On 12/7/18 6:40 PM, Wei Liu wrote:
> On Thu, Oct 18, 2018 at 06:46:22PM +0100, Andrew Cooper wrote:
>> Hello,
>>
>> This is an accumulation and summary of various tasks which have been
>> discussed since the revelation of the speculative security issues in
>> January, and also an invitation to discuss alternative ideas.  They are
>> x86 specific, but a lot of the principles are architecture-agnostic.
>>
>> 1) A secrets-free hypervisor.
>>
>> Basically every hypercall can be (ab)used by a guest, and used as an
>> arbitrary cache-load gadget.  Logically, this is the first half of a
>> Spectre SP1 gadget, and is usually the first stepping stone to
>> exploiting one of the speculative sidechannels.
>>
>> Short of compiling Xen with LLVM's Speculative Load Hardening (which is
>> still experimental, and comes with a ~30% perf hit in the common case),
>> this is unavoidable.  Furthermore, throwing a few array_index_nospec()
>> into the code isn't a viable solution to the problem.
>>
>> An alternative option is to have less data mapped into Xen's virtual
>> address space - if a piece of memory isn't mapped, it can't be loaded
>> into the cache.
>>
>> An easy first step here is to remove Xen's directmap, which will mean
>> that guests general RAM isn't mapped by default into Xen's address
>> space.  This will come with some performance hit, as the
>> map_domain_page() infrastructure will now have to actually
>> create/destroy mappings, but removing the directmap will cause an
>> improvement for non-speculative security as well (No possibility of
>> ret2dir as an exploit technique).
>>
>> Beyond the directmap, there are plenty of other interesting secrets in
>> the Xen heap and other mappings, such as the stacks of the other pcpus. 

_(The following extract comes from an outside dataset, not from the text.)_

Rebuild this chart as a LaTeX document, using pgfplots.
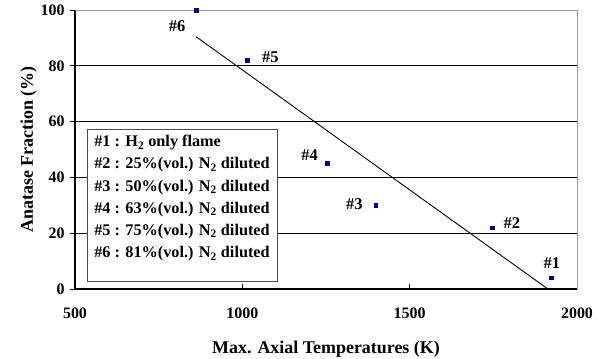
\documentclass[border=0pt]{standalone}
\usepackage{pgfplots}
\pgfplotsset{compat=1.18}
\usepackage{fontspec}
\setmainfont{Liberation Serif}
\definecolor{navy}{RGB}{0,0,128}
\begin{document}
\begin{tikzpicture}[x=1bp,y=1bp]
\path[use as bounding box] (0,0) rectangle (607,358);
\begin{axis}[
  at={(75bp,69bp)}, anchor=south west,
  scale only axis, width=502bp, height=279bp,
  xmin=500, xmax=2000, ymin=0, ymax=100,
  axis x line*=bottom, axis y line*=left,
  axis line style={black, line width=1.1pt, -},
  xtick={500,1000,1500,2000}, ytick={0,20,40,60,80,100},
  x tick label style={font=\bfseries\fontsize{16}{18}\selectfont, yshift=-15bp},
  y tick label style={font=\bfseries\fontsize{16}{18}\selectfont, xshift=-2bp},
  /pgf/number format/assume math mode=true,
  /pgf/number format/set thousands separator={},
  xtick align=inside, ytick align=outside,
  major tick length=5bp,
  tick style={black, line width=0.8pt},
  ymajorgrids, major grid style={black, line width=0.6pt},
  xlabel={Max. Axial Temperatures (K)},
  ylabel={Anatase Fraction (\%)},
  label style={font=\bfseries\fontsize{18}{20}\selectfont},
  xlabel style={yshift=-16bp},
  ylabel style={yshift=-3bp},
  clip=false,
]
\draw[gray!80, line width=0.6pt] (axis cs:500,100) -- (axis cs:2000,100) -- (axis cs:2000,0);
\addplot[only marks, mark=square*, mark size=1.8bp, navy] coordinates {
 (862,100) (1015,82) (1254,45) (1398,30) (1746,22) (1922,4)
};
\addplot[black, line width=0.9pt, no marks] coordinates {(862,90.4) (1913,0)};
\begin{scope}[every node/.style={font=\bfseries\fontsize{16.5}{18}\selectfont}]
\node at (axis cs:805,94.3) {\#6};
\node at (axis cs:1084,83) {\#5};
\node at (axis cs:1201,48) {\#4};
\node at (axis cs:1335,30.5) {\#3};
\node at (axis cs:1805,23.7) {\#2};
\node at (axis cs:1925,9.3) {\#1};
\end{scope}
\node[draw=black!70, line width=0.6pt, fill=white, anchor=north west, inner sep=0pt,
  minimum width=190bp, minimum height=152bp]
  at (axis cs:536,57.3) {\parbox[t][152bp][t]{190bp}{\raggedright
  \fontsize{16.3}{22.2}\bfseries\selectfont\leftskip=7bp\vspace*{6bp}%
  \#1 : H\textsubscript{2} only flame\\
  \#2 : 25\%(vol.) N\textsubscript{2} diluted\\
  \#3 : 50\%(vol.) N\textsubscript{2} diluted\\
  \#4 : 63\%(vol.) N\textsubscript{2} diluted\\
  \#5 : 75\%(vol.) N\textsubscript{2} diluted\\
  \#6 : 81\%(vol.) N\textsubscript{2} diluted\par}};
\end{axis}
\end{tikzpicture}
\end{document}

>> Fixing this requires moving Xen to having a non-uniform memory layout,
>> and this is much harder to change.  I already experimented with this as
>> a meltdown mitigation around about a year ago, and posted the resulting
>> series on Jan 4th,
>> https://lists.xenproject.org/archives/html/xen-devel/2018-01/msg00274.html,
>> some trivial bits of which have already found their way upstream.
>>
>> To have a non-uniform memory layout, Xen may not share L4 pagetables. 

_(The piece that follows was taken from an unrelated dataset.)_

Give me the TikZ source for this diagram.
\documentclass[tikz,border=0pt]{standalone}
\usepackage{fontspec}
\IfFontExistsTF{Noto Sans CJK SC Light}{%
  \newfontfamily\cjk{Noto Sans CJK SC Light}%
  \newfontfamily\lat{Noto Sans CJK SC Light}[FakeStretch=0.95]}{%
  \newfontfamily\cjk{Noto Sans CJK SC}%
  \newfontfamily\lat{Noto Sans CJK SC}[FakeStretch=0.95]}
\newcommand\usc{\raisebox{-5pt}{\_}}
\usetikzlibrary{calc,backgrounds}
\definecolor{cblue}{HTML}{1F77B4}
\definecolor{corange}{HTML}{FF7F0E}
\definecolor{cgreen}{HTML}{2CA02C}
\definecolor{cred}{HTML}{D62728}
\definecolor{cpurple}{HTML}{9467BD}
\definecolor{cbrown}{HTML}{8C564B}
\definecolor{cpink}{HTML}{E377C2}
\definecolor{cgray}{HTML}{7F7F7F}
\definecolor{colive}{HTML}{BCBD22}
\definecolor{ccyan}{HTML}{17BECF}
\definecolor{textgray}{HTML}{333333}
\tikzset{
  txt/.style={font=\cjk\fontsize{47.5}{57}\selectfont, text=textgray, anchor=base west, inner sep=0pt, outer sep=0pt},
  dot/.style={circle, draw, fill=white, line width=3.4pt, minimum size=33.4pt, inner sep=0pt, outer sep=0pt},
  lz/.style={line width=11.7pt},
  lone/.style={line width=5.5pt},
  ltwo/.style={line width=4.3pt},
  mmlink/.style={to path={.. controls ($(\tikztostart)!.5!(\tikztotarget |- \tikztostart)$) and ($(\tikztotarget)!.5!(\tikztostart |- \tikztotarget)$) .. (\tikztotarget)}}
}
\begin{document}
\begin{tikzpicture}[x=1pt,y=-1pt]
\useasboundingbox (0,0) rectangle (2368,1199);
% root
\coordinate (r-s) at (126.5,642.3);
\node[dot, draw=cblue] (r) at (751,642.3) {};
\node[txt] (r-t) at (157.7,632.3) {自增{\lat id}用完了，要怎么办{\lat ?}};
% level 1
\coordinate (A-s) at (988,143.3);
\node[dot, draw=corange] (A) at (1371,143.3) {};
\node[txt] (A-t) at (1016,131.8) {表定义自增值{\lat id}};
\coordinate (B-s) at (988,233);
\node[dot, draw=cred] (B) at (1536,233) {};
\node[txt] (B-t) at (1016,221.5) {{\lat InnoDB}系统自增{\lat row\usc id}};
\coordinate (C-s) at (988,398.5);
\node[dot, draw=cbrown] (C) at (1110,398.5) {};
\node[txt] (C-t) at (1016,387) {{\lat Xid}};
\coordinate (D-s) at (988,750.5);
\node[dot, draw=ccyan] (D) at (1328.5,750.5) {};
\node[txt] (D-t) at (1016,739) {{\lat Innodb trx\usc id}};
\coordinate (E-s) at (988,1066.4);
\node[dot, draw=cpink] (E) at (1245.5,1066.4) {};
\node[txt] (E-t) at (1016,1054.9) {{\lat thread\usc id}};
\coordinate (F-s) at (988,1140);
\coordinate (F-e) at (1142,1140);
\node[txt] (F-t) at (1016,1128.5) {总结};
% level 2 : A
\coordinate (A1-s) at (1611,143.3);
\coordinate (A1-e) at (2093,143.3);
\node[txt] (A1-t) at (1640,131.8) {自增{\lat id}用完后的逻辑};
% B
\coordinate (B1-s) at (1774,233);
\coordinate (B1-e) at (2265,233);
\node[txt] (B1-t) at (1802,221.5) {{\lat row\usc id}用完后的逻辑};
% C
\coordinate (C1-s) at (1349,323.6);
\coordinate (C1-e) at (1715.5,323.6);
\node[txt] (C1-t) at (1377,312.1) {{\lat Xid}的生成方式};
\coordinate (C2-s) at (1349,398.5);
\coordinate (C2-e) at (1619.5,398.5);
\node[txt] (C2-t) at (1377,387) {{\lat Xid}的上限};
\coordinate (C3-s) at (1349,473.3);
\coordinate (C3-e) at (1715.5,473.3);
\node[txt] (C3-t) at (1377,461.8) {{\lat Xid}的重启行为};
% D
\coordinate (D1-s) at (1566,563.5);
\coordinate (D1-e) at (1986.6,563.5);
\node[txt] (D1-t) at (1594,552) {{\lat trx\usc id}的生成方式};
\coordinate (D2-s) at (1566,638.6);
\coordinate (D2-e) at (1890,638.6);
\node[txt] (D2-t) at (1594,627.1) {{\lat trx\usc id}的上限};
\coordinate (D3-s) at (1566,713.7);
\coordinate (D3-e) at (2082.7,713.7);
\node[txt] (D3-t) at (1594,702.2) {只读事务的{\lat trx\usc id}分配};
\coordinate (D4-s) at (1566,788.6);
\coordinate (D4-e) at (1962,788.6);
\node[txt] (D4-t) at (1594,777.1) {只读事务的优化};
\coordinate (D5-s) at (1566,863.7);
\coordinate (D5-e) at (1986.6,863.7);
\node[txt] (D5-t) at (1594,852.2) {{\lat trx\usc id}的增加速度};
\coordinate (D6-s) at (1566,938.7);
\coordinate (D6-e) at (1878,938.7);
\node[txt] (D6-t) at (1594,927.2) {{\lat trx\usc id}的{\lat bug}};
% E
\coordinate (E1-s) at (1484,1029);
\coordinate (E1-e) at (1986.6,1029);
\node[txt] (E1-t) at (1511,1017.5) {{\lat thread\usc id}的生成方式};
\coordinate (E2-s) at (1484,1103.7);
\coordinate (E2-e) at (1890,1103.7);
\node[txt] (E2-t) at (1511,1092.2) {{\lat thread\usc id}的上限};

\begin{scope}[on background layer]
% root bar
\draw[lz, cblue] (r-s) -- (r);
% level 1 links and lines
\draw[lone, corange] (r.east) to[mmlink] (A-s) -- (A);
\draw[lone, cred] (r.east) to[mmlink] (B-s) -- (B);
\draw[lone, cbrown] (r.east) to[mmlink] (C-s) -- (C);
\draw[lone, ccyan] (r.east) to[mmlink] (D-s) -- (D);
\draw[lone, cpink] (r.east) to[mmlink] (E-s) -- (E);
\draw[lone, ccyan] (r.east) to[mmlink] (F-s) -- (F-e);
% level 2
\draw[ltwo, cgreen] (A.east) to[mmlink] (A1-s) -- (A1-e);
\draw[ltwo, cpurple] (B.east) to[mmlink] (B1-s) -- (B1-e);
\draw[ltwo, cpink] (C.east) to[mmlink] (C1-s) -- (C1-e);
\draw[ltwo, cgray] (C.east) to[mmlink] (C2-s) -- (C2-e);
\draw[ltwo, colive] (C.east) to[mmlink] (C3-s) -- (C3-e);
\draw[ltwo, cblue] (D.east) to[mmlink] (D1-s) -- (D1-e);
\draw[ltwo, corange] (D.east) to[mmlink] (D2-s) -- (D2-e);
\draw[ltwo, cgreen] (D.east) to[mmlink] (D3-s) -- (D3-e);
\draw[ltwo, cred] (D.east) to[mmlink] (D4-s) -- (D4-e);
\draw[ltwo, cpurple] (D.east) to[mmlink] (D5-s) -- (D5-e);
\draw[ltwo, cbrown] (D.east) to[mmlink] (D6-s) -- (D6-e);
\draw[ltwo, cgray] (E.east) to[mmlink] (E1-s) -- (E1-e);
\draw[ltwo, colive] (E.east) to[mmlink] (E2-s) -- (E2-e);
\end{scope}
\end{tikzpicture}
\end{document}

>> i.e. Xen must never have two pcpus which reference the same pagetable in
>> %cr3.
>>
>> This property already holds for 32bit PV guests, and all HVM guests, but
>> 64bit PV guests are the sticking point.  Because Linux has a flat memory
>> layout, when a 64bit PV guest schedules two threads from the same
>> process on separate vcpus, those two vcpus have the same virtual %cr3,
>> and currently, Xen programs the same real %cr3 into hardware.
>>
>> If we want Xen to have a non-uniform layout, are two options are:
>> * Fix Linux to have the same non-uniform layout that Xen wants
>> (Backwards compatibility for older 64bit PV guests can be achieved with
>> xen-shim).
>> * Make use XPTI algorithm (specifically, the pagetable sync/copy part)

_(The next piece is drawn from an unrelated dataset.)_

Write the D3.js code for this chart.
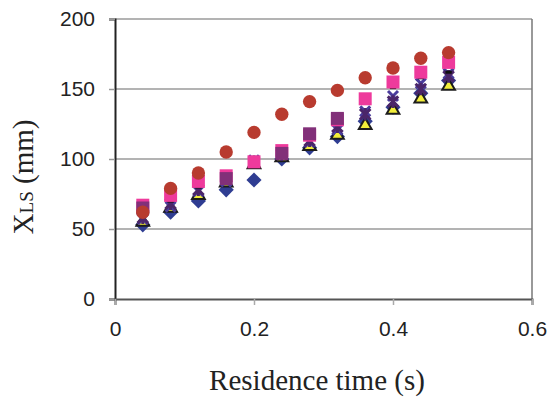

>> forever more in the future.
>>
>> Option 2 isn't great (especially for perf on fixed hardware), but does
>> keep all the necessary changes in Xen.  Option 1 looks to be the better
>> option longterm.
>>
>> As an interesting point to note.  The 32bit PV ABI prohibits sharing of
>> L3 pagetables, because back in the 32bit hypervisor days, we used to
>> have linear mappings in the Xen virtual range.  This check is stale
>> (from a functionality point of view), but still present in Xen.  A
>> consequence of this is that 32bit PV guests definitely don't share
>> top-level pagetables across vcpus.
> 
> Correction: 32bit PV ABI prohibits sharing of L2 pagetables, but L3
> pagetables can be shared. So guests will schedule the same top-level
> pagetables across vcpus. >
> But, 64bit Xen creates a monitor table for 32bit PAE guest and put the
> CR3 provided by guest to the first slot, so pcpus don't share the same
> L4 pagetables. The property we want still holds.

Ah, right -- but Xen can get away with this because in PAE mode, "L3" is
just 4 entries that are loaded on CR3-switch and not automatically kept
in sync by the hardware; i.e., the OS already needs to do its own
"manual syncing" if it updates any of the L3 entires; so it's the same
for Xen.

>> Juergen/Boris: Do you have any idea if/how easy this infrastructure
>> would be to implement for 64bit PV guests as well?  If a PV guest can
>> advertise via Elfnote that it won't share top-level pagetables, then we
>> can audit this trivially in Xen.
>>
> 
> After reading Linux kernel code, I think it is not going to be trivial.
> As now threads in Linux share one pagetable (as it should be).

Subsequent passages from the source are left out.